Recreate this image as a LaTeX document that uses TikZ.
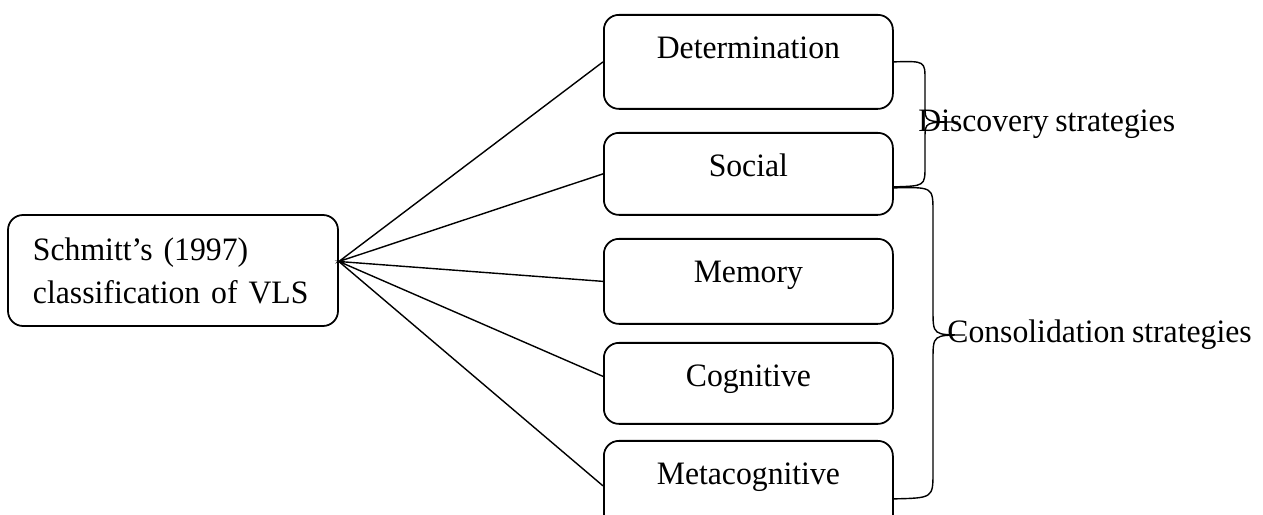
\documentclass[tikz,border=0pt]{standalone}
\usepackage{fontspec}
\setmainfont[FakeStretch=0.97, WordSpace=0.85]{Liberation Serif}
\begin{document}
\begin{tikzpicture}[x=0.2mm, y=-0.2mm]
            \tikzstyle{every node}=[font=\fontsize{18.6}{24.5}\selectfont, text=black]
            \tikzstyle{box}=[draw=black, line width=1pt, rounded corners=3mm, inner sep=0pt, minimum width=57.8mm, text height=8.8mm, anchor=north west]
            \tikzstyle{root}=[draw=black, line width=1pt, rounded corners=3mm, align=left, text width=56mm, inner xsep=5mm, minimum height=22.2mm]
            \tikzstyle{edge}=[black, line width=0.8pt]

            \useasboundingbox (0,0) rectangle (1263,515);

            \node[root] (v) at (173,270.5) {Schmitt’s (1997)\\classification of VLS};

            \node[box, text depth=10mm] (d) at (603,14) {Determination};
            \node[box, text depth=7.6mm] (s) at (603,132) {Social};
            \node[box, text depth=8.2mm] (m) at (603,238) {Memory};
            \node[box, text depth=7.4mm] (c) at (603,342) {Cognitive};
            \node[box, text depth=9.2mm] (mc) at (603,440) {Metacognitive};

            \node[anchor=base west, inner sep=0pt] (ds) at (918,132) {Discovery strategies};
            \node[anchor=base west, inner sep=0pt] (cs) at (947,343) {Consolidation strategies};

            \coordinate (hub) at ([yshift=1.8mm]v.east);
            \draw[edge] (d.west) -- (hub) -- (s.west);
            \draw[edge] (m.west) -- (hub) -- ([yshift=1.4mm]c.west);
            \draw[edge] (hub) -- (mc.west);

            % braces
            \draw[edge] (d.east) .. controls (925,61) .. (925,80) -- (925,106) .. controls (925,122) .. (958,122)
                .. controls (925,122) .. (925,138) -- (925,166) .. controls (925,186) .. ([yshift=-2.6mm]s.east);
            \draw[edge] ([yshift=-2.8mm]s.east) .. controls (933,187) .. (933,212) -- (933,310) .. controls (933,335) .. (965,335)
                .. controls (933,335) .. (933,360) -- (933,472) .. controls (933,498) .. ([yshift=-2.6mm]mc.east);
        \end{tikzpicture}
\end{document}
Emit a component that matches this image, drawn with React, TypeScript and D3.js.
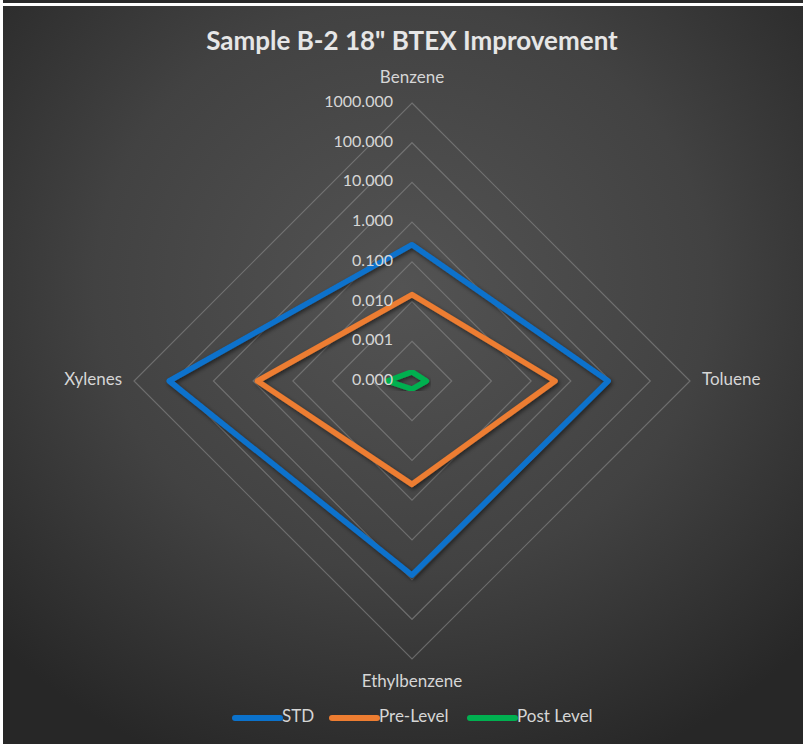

Do this -
Begin at the first line of the data above and repeat each line exactly, stopping after the line containing "(hub) -- (mc.west);". Omit the pictures.

Exercise result -
Recreate this image as a LaTeX document that uses TikZ.
\documentclass[tikz,border=0pt]{standalone}
\usepackage{fontspec}
\setmainfont[FakeStretch=0.97, WordSpace=0.85]{Liberation Serif}
\begin{document}
\begin{tikzpicture}[x=0.2mm, y=-0.2mm]
            \tikzstyle{every node}=[font=\fontsize{18.6}{24.5}\selectfont, text=black]
            \tikzstyle{box}=[draw=black, line width=1pt, rounded corners=3mm, inner sep=0pt, minimum width=57.8mm, text height=8.8mm, anchor=north west]
            \tikzstyle{root}=[draw=black, line width=1pt, rounded corners=3mm, align=left, text width=56mm, inner xsep=5mm, minimum height=22.2mm]
            \tikzstyle{edge}=[black, line width=0.8pt]

            \useasboundingbox (0,0) rectangle (1263,515);

            \node[root] (v) at (173,270.5) {Schmitt’s (1997)\\classification of VLS};

            \node[box, text depth=10mm] (d) at (603,14) {Determination};
            \node[box, text depth=7.6mm] (s) at (603,132) {Social};
            \node[box, text depth=8.2mm] (m) at (603,238) {Memory};
            \node[box, text depth=7.4mm] (c) at (603,342) {Cognitive};
            \node[box, text depth=9.2mm] (mc) at (603,440) {Metacognitive};

            \node[anchor=base west, inner sep=0pt] (ds) at (918,132) {Discovery strategies};
            \node[anchor=base west, inner sep=0pt] (cs) at (947,343) {Consolidation strategies};

            \coordinate (hub) at ([yshift=1.8mm]v.east);
            \draw[edge] (d.west) -- (hub) -- (s.west);
            \draw[edge] (m.west) -- (hub) -- ([yshift=1.4mm]c.west);
            \draw[edge] (hub) -- (mc.west);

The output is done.